4)Sprinkle over 250g paella rice evenly, shake the pan very gently until the rice is dispersed evenly. 
5)Leave over a fairly low heat for about 10 minutes covered with either foil or a big baking sheet or, indeed, a lid, until the rice has absorbed nearly all of the liquid. If the rice is still floating in lots of liquid then just leave it on the heat until it absorbs the excess.
6)Switch off the heat, and leave to rest for at least 10 minutes. 
7)Cook some defrosted frozen baby squid, cut into ringlets and also keep its tentacles and frozen king prawns until fully cooked with 3 sliced spring onions and a deseeded red chilli in a little olive oil until everything is just cooked. I used Californian baby squid which was wonderful, apart from excreting a strange pink semen after it was fully cooked. Set aside whilst you prepare the pièce de résistance. 
8)I didn't quite get this right admittedly, but here's what The Paella Company tells you to do.
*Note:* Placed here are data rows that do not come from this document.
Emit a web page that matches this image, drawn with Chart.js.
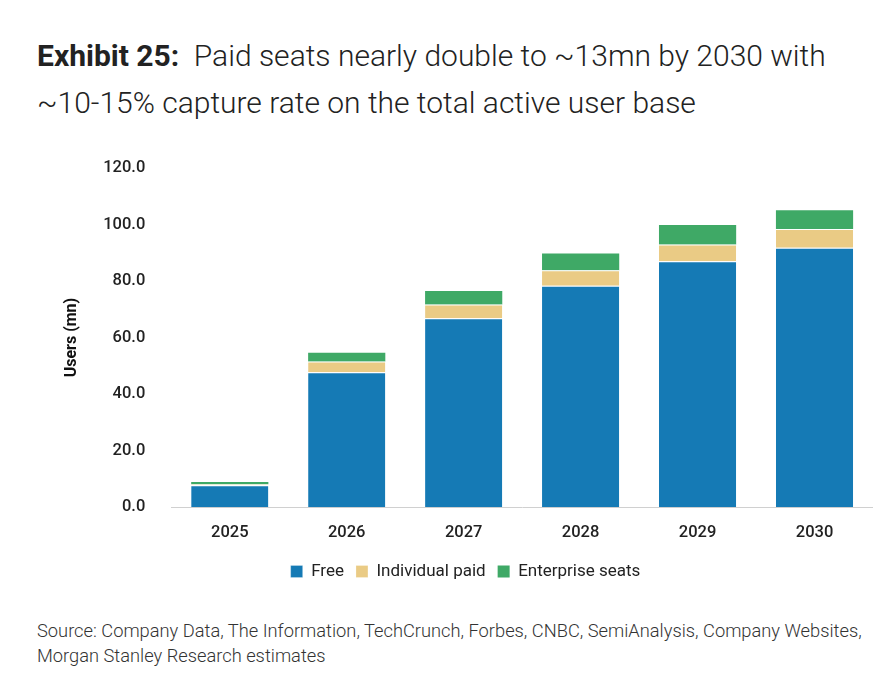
<!DOCTYPE html>
<html><head><meta charset="utf-8">
<script src="https://cdn.jsdelivr.net/npm/chart.js@4"></script>
<style>
body{margin:0;background:#fff;font-family:Roboto,"Noto Sans",sans-serif;width:881px;height:695px;position:relative;overflow:hidden}
#t{position:absolute;left:37px;top:32px;font-size:30px;line-height:47px;color:#222;font-weight:300}
#t b{font-weight:700}
#c{position:absolute;left:58px;top:140px;width:815px;height:450px}
#s{position:absolute;left:37px;top:618px;font-size:18.3px;line-height:25px;color:#333;font-weight:300}
</style></head><body>
<div id="t"><b>Exhibit 25:</b>&nbsp; Paid seats nearly double to ~13mn by 2030 with<br>~10-15% capture rate on the total active user base</div>
<div id="c"><canvas id="cv"></canvas></div>
<div id="s">Source: Company Data, The Information, TechCrunch, Forbes, CNBC, SemiAnalysis, Company Websites,<br>Morgan Stanley Research estimates</div>
<script>
const categories=["2025","2026","2027","2028","2029","2030"];
const free=[7.8,47.7,66.8,78.3,87.0,91.8];
const individualPaid=[0.3,3.8,4.9,5.5,5.9,6.6];
const enterpriseSeats=[0.8,3.1,4.8,5.9,6.9,6.6];
const yTicks=[0,20,40,60,80,100,120];
new Chart(document.getElementById('cv'),{type:'bar',
data:{labels:categories,datasets:[
{label:'Free',data:free,backgroundColor:'#157AB5',borderColor:'#ffffff',borderWidth:{top:1},borderSkipped:false},
{label:'Individual paid',data:individualPaid,backgroundColor:'#EACB85',borderColor:'#ffffff',borderWidth:{top:1},borderSkipped:false},
{label:'Enterprise seats',data:enterpriseSeats,backgroundColor:'#3FA966',borderColor:'#ffffff',borderWidth:{top:0},borderSkipped:false}]},
options:{responsive:true,maintainAspectRatio:false,animation:false,
layout:{padding:{left:0,right:0,top:8}},
datasets:{bar:{categoryPercentage:0.66,barPercentage:1}},
plugins:{legend:{position:'bottom',labels:{boxWidth:12,boxHeight:12,font:{size:17,family:'Roboto'},color:'#222',padding:12}},tooltip:{enabled:false}},
scales:{x:{stacked:true,grid:{display:false},border:{color:'#d0d0d0'},ticks:{font:{size:16.5,family:'Roboto',weight:'500'},color:'#222',padding:8}},
y:{stacked:true,min:0,max:120,afterBuildTicks:a=>{a.ticks=yTicks.map(v=>({value:v}));},
grid:{display:false},border:{display:false},
ticks:{callback:v=>v.toFixed(1),font:{size:16.5,family:'Roboto',weight:'500'},color:'#222',padding:18},
title:{display:true,text:'Users (mn)',font:{size:16,family:'Roboto',weight:'bold'},color:'#111'}}}}});
</script></body></html>
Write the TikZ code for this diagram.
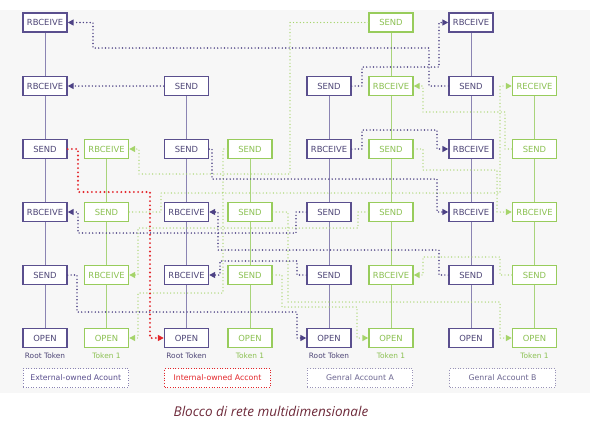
\documentclass[tikz,border=0pt]{standalone}
\usepackage{fontspec}
\setmainfont{DejaVu Sans}
\newfontfamily\capfont{Open Sans}
\usetikzlibrary{arrows.meta}
\pgfdeclarelayer{bg}
\pgfsetlayers{bg,main}
\definecolor{pBorder}{HTML}{5A4F8E}
\definecolor{pText}{HTML}{4E4677}
\definecolor{pLine}{HTML}{8B84B3}
\definecolor{pDot}{HTML}{4D4285}
\definecolor{gBorder}{HTML}{98CC5C}
\definecolor{gText}{HTML}{8CC152}
\definecolor{gLine}{HTML}{A9D47B}
\definecolor{gDot}{HTML}{A5D46A}
\definecolor{redC}{HTML}{E3262B}
\definecolor{bgC}{HTML}{F7F7F7}
\definecolor{accGrey}{HTML}{9A94B8}
\definecolor{accText}{HTML}{6B6590}
\definecolor{capC}{HTML}{6E2A3A}
\begin{document}
\begin{tikzpicture}[x=1pt,y=-1pt,
  pbox/.style={draw=pBorder, line width=1.4pt, fill=white, text=pText, minimum width=44pt, minimum height=19pt, inner sep=0pt, font=\fontsize{8.4}{9}\selectfont},
  gbox/.style={pbox, draw=gBorder, text=gText},
  pline/.style={draw=pLine, line width=1pt},
  gline/.style={draw=gLine, line width=1pt},
  pdot/.style={draw=pDot, line width=1.6pt, dash pattern=on 0pt off 3.4pt, line cap=round, -{Triangle[length=6pt,width=6pt]}},
  gdot/.style={pdot, draw=gDot, line width=1.4pt},
  rdot/.style={pdot, draw=redC, line width=2.1pt, dash pattern=on 0pt off 4.2pt},
  lbl/.style={font=\fontsize{7.4}{8}\selectfont, inner sep=0pt},
  acc/.style={draw=accGrey, line width=0.9pt, dash pattern=on 1pt off 1.6pt, fill=white, minimum width=105.5pt, minimum height=19pt, inner sep=0pt, text=accText, font=\fontsize{7.8}{8.5}\selectfont},
]
\useasboundingbox (0,0) rectangle (590,426);
\begin{pgfonlayer}{bg}
\fill[bgC] (0,10) rectangle (590,393);
\end{pgfonlayer}

% column 1 (purple)
\node[pbox] (n10) at (45,22.5) {RBCEIVE};
\node[pbox] (n11) at (45,86) {RBCEIVE};
\node[pbox] (n12) at (45,149) {SEND};
\node[pbox] (n13) at (45,212) {RBCEIVE};
\node[pbox] (n14) at (45,275) {SEND};
\node[pbox] (n15) at (45,338) {OPEN};
% column 2 (green)
\node[gbox] (n22) at (106.5,149) {RBCEIVE};
\node[gbox] (n23) at (106.5,212) {SEND};
\node[gbox] (n24) at (106.5,275) {RBCEIVE};
\node[gbox] (n25) at (106.5,338) {OPEN};
% column 3 (purple)
\node[pbox] (n31) at (186.5,86) {SEND};
\node[pbox] (n32) at (186.5,149) {SEND};
\node[pbox] (n33) at (186.5,212) {RBCEIVE};
\node[pbox] (n34) at (186.5,275) {RBCEIVE};
\node[pbox] (n35) at (186.5,338) {OPEN};
% column 4 (green)
\node[gbox] (n42) at (250,149) {SEND};
\node[gbox] (n43) at (250,212) {SEND};
\node[gbox] (n44) at (250,275) {SEND};
\node[gbox] (n45) at (250,338) {OPEN};
% column 5 (purple)
\node[pbox] (n51) at (329,86) {SEND};
\node[pbox] (n52) at (329,149) {RBCEIVE};
\node[pbox] (n53) at (329,212) {SEND};
\node[pbox] (n54) at (329,275) {SEND};
\node[pbox] (n55) at (329,338) {OPEN};
% column 6 (green)
\node[gbox] (n60) at (391,22.5) {SEND};
\node[gbox] (n61) at (391,86) {RBCEIVE};
\node[gbox] (n62) at (391,149) {SEND};
\node[gbox] (n63) at (391,212) {SEND};
\node[gbox] (n64) at (391,275) {RBCEIVE};
\node[gbox] (n65) at (391,338) {OPEN};
% column 7 (purple)
\node[pbox] (n70) at (471,22.5) {RBCEIVE};
\node[pbox] (n71) at (471,86) {SEND};
\node[pbox] (n72) at (471,149) {RBCEIVE};
\node[pbox] (n73) at (471,212) {RBCEIVE};
\node[pbox] (n74) at (471,275) {SEND};
\node[pbox] (n75) at (471,338) {OPEN};
% column 8 (green)
\node[gbox] (n81) at (534.5,86) {RECEIVE};
\node[gbox] (n82) at (534.5,149) {SEND};
\node[gbox] (n83) at (534.5,212) {RBCEIVE};
\node[gbox] (n84) at (534.5,275) {SEND};
\node[gbox] (n85) at (534.5,338) {OPEN};

% solid vertical lines
\begin{pgfonlayer}{bg}
\draw[pline] (n10) -- (n15);
\draw[gline] (n22) -- (n25);
\draw[pline] (n31) -- (n35);
\draw[gline] (n42) -- (n45);
\draw[pline] (n51) -- (n55);
\draw[gline] (n60) -- (n65);
\draw[pline] (n70) -- (n75);
\draw[gline] (n81) -- (n85);
\end{pgfonlayer}

% green dotted connectors
\draw[gdot] (n60.west) -| (290,174) -| (139,149) -- (n22.east);
\draw[gdot] (n82.west) -| (505,112) -| (423,86) -- (n61.east);
\draw[gdot] (n23.east) -| (161,193) -| (500,86) -- (n81.west);
\draw[gdot] (n62.east) -| (423,170) -| (497,212) -- (n83.west);
\draw[gdot] (n42.west) -| (223,293) -| (138,338) -- (n25.east);
\draw[gdot] (n63.west) -| (358,228) -| (138,275) -- (n24.east);
\draw[gdot] (n44.east) -| (282,307) -| (357,338) -- (n65.west);
\draw[gdot] (n43.east) -| (288,302) -| (500,338) -- (n85.west);
\draw[gdot] (n84.west) -| (500,257) -| (423,275) -- (n64.east);

% purple dotted connectors
\draw[pdot] (n71.west) -| (429,48) -| (93,22.5) -- (n10.east);
\draw[pdot] (n31.west) -- (n11.east);
\draw[pdot] (n51.east) -| (362,67) -| (439,22.5) -- (n70.west);
\draw[pdot] (n52.east) -| (362,130) -| (437,149) -- (n72.west);
\draw[pdot] (n32.east) -| (212,179) -| (437,212) -- (n73.west);
\draw[pdot] (n53.west) -| (296,233) -| (78,212) -- (n13.east);
\draw[pdot] (n74.west) -| (439,250) -| (218,212) -- (n33.east);
\draw[pdot] (n54.west) -| (297,261) -| (220,275) -- (n34.east);
\draw[pdot] (n14.east) -| (77,312) -| (297,338) -- (n55.west);

% red dotted connector
\draw[rdot] (n12.east) -| (78,192) -| (150,338) -- (n35.west);

% token labels
\node[lbl, text=pText] (t1) at (45,356) {Root Token};
\node[lbl, text=gText] (t2) at (106.5,356) {Token 1};
\node[lbl, text=pText] (t3) at (186.5,356) {Root Token};
\node[lbl, text=gText] (t4) at (250,356) {Token 1};
\node[lbl, text=pText] (t5) at (329,356) {Root Token};
\node[lbl, text=gText] (t6) at (391,356) {Token 1};
\node[lbl, text=gText] (t8) at (534.5,356) {Token 1};

% account boxes
\node[acc, draw=pLine, text=pBorder] (a1) at (75.75,378) {External-owned Acount};
\node[acc, draw=redC, text=redC] (a2) at (217.5,378) {Internal-owned Accont};
\node[acc] (a3) at (360,378) {Genral Account A};
\node[acc] (a4) at (502.5,378) {Genral Account B};

% caption
\node[text=capC, font=\capfont\itshape\fontsize{13.5}{15}\selectfont, inner sep=0pt] (cap) at (271,411) {Blocco di rete multidimensionale};
\end{tikzpicture}
\end{document}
To create the caramelised, sticky rice at the bottom of the pan, called 'Socorrat', turn up the heat to full under the rice and it should make a 'popping' sound. After just 30 seconds or so, switch off the heat.
9)To serve, sprinkle with chopped parsley and wedged lemons. Don't serve piping hot, if it's still very hot after resting, leave to come to slightly cooler but still warm.